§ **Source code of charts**
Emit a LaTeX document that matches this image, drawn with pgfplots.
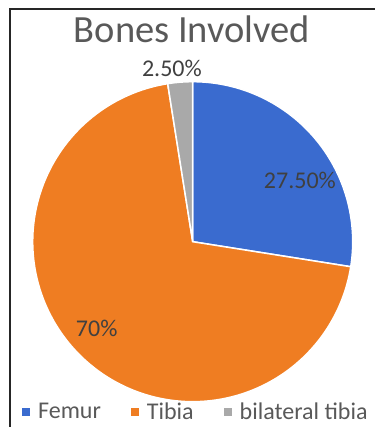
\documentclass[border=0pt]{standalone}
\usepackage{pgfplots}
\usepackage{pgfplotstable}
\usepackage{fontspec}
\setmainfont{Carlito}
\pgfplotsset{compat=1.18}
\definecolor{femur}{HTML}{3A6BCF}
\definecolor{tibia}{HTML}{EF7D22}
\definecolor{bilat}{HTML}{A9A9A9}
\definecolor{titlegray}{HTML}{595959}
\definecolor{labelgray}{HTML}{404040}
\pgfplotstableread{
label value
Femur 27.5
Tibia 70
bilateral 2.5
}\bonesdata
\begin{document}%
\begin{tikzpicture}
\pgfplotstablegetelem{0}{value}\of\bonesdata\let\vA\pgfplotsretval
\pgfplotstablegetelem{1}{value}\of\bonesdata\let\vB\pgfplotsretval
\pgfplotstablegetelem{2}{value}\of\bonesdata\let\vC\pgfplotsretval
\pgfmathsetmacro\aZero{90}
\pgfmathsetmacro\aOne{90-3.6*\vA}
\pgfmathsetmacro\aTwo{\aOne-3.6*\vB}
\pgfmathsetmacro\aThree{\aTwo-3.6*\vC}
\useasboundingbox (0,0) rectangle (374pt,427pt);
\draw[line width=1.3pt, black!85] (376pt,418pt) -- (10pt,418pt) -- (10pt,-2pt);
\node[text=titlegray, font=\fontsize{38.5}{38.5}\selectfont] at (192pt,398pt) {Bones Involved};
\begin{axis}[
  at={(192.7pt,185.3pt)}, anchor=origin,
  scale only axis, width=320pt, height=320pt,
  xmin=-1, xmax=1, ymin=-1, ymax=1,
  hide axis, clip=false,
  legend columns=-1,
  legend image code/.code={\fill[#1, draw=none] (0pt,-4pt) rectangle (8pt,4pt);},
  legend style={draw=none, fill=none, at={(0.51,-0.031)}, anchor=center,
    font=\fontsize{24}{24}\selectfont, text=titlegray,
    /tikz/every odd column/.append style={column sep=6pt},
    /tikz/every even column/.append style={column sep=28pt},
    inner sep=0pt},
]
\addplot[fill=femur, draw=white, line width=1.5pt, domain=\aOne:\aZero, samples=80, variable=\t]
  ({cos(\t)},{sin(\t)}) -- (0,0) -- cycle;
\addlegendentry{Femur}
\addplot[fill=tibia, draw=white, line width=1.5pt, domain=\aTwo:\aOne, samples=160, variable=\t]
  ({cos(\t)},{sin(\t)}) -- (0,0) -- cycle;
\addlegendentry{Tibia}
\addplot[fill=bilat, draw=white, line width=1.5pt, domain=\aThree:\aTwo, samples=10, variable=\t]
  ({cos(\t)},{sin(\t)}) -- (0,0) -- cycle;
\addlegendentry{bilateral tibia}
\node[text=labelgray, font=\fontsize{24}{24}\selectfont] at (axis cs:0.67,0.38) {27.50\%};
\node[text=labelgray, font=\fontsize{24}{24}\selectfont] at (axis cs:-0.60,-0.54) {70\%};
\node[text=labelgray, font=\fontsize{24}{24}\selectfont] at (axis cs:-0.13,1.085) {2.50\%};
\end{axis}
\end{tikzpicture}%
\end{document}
==
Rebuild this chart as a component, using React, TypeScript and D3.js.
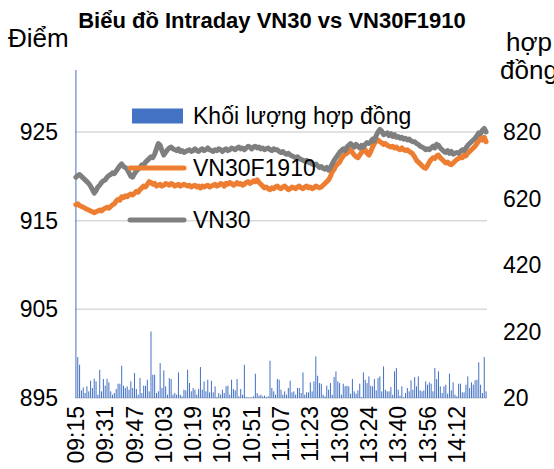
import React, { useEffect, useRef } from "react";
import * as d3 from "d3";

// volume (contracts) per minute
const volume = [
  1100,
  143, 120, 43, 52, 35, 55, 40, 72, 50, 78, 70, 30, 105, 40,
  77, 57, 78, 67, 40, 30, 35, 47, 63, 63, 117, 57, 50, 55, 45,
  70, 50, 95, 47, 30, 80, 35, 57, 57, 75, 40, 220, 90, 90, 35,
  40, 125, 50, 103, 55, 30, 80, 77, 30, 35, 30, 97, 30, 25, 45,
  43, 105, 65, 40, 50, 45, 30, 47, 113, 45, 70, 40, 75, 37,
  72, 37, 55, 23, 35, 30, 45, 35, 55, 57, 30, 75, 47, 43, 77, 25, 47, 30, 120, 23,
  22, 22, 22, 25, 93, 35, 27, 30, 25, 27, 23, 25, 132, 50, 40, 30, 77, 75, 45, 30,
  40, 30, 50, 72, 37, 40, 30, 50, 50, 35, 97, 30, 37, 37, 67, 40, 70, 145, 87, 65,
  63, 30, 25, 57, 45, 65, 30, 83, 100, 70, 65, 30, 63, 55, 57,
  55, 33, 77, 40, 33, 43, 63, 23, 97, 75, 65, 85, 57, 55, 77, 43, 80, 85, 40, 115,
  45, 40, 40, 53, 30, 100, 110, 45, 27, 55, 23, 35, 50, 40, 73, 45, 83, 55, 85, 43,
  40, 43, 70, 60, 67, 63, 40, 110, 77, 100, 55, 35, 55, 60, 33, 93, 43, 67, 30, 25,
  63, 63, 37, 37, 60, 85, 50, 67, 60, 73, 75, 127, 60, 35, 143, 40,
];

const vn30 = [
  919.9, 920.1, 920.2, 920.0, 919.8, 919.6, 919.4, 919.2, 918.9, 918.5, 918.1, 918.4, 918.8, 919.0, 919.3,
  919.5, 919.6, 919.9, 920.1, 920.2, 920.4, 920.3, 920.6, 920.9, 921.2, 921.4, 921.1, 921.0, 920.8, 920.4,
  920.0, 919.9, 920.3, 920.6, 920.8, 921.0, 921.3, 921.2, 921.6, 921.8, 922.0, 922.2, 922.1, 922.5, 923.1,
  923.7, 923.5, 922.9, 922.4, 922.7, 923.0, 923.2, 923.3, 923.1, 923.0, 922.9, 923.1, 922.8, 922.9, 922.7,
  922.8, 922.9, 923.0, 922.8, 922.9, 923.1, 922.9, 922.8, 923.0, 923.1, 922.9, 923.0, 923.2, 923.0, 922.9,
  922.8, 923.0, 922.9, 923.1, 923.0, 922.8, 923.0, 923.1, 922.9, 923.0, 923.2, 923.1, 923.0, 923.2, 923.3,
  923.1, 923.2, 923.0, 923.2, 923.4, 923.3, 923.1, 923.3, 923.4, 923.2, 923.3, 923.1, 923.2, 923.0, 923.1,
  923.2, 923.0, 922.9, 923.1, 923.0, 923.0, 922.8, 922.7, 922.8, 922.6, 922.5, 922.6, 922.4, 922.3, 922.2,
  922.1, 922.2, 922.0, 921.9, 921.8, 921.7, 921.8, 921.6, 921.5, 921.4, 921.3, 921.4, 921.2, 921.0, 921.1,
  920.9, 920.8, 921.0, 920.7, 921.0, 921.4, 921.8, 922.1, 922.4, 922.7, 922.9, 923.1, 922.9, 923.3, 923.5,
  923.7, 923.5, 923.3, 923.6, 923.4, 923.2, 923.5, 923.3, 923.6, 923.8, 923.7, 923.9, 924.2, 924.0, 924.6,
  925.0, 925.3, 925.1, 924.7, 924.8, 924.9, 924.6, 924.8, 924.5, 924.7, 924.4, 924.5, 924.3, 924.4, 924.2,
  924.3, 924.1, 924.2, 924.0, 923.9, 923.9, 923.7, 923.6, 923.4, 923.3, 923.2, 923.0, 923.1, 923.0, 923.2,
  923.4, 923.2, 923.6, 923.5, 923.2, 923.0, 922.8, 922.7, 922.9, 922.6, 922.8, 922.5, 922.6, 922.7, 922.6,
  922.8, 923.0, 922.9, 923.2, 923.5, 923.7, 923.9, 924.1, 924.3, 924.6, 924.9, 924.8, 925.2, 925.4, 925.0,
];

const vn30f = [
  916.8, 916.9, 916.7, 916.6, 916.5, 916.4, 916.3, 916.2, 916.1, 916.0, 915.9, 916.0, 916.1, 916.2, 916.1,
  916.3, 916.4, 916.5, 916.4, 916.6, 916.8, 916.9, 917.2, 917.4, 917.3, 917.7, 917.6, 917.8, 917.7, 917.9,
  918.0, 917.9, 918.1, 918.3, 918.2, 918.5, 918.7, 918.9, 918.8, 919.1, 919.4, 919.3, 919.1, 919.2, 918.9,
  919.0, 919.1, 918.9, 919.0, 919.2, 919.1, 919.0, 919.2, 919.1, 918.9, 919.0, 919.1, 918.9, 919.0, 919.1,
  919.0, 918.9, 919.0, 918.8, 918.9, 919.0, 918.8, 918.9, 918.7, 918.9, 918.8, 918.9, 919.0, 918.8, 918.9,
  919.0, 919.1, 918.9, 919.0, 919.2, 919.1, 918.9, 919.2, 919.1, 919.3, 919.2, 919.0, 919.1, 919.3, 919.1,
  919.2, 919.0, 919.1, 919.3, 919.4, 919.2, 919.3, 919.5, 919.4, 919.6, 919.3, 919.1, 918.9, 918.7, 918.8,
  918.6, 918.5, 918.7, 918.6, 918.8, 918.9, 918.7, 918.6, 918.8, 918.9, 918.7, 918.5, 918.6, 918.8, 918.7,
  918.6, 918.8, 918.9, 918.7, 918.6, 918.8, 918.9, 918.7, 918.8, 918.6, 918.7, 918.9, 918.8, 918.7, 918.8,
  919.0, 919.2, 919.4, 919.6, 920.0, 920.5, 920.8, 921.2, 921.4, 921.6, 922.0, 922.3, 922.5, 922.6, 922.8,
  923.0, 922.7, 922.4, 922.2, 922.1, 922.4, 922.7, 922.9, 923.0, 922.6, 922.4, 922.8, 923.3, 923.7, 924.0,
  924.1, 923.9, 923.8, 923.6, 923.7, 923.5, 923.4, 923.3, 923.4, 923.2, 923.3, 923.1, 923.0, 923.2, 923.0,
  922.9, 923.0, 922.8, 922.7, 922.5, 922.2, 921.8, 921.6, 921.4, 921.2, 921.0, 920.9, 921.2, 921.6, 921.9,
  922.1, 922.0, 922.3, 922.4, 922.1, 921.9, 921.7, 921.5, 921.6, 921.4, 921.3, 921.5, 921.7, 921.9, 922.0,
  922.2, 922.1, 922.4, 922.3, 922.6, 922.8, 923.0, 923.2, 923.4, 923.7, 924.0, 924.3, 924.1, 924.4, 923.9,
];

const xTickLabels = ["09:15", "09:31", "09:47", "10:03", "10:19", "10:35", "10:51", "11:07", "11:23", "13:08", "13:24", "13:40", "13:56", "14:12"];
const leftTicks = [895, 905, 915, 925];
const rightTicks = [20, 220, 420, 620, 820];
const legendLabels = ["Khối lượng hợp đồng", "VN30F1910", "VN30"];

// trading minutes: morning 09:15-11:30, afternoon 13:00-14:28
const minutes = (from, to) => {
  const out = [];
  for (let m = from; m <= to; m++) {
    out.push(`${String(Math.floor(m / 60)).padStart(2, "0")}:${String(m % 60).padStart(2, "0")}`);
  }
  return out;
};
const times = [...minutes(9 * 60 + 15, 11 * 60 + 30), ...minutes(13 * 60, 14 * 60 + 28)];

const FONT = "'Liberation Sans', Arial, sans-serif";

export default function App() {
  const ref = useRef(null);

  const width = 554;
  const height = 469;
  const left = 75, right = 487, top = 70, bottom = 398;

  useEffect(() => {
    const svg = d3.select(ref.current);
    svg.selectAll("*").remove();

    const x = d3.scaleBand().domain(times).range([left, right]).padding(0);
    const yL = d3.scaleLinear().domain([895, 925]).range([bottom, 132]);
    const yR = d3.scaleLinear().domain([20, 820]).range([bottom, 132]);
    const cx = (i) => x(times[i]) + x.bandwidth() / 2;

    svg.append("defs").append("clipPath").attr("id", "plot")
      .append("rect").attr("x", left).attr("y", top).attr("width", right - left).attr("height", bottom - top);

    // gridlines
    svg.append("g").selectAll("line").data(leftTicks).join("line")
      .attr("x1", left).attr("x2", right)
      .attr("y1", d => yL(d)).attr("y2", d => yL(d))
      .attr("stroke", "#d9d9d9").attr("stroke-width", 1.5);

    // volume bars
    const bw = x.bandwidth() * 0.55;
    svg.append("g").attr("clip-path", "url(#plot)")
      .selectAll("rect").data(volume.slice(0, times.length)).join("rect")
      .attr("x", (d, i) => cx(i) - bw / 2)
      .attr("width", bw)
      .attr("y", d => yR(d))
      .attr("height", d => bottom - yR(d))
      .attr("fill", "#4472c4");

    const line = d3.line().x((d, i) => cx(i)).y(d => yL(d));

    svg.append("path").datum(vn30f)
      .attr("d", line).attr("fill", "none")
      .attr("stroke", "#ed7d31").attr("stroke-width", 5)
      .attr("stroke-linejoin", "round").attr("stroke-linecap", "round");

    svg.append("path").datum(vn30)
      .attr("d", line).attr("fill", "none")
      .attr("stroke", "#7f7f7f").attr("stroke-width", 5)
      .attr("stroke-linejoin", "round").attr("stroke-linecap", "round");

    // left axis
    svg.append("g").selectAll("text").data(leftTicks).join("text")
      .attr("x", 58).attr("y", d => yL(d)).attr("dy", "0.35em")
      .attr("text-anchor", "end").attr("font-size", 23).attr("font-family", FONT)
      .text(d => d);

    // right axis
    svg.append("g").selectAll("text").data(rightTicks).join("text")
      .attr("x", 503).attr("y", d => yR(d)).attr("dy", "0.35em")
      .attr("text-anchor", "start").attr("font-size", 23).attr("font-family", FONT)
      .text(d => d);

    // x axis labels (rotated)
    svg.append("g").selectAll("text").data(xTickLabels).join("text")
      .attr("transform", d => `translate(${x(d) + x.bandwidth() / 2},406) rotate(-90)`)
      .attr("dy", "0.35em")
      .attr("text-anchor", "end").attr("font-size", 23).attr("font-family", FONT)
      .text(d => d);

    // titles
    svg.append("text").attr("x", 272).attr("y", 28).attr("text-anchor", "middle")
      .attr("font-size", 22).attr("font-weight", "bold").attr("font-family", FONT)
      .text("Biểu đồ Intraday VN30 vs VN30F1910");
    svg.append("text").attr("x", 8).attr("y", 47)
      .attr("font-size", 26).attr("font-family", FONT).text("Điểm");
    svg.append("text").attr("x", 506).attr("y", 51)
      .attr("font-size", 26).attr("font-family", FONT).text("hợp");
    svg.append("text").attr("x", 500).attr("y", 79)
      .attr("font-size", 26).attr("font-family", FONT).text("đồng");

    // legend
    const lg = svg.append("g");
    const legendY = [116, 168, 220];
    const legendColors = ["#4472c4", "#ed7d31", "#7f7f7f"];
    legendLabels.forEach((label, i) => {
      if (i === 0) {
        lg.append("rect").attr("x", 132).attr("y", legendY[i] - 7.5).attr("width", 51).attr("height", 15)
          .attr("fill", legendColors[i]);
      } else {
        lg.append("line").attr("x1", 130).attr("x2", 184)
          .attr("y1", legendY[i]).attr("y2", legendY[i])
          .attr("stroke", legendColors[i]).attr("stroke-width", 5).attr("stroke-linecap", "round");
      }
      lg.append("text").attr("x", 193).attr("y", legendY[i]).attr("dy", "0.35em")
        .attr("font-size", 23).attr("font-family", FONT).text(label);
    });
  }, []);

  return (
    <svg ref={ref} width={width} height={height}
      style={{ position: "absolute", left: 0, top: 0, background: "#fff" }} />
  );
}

§ **THE REQUEST**
Copy only what runs above from the line containing "Rebuild this chart" through the line containing "import * as", exactly. Leave out the pictures.

§ **FULL SOLUTION**
Rebuild this chart as a component, using React, TypeScript and D3.js.
import React, { useEffect, useRef } from "react";
import * as d3 from "d3";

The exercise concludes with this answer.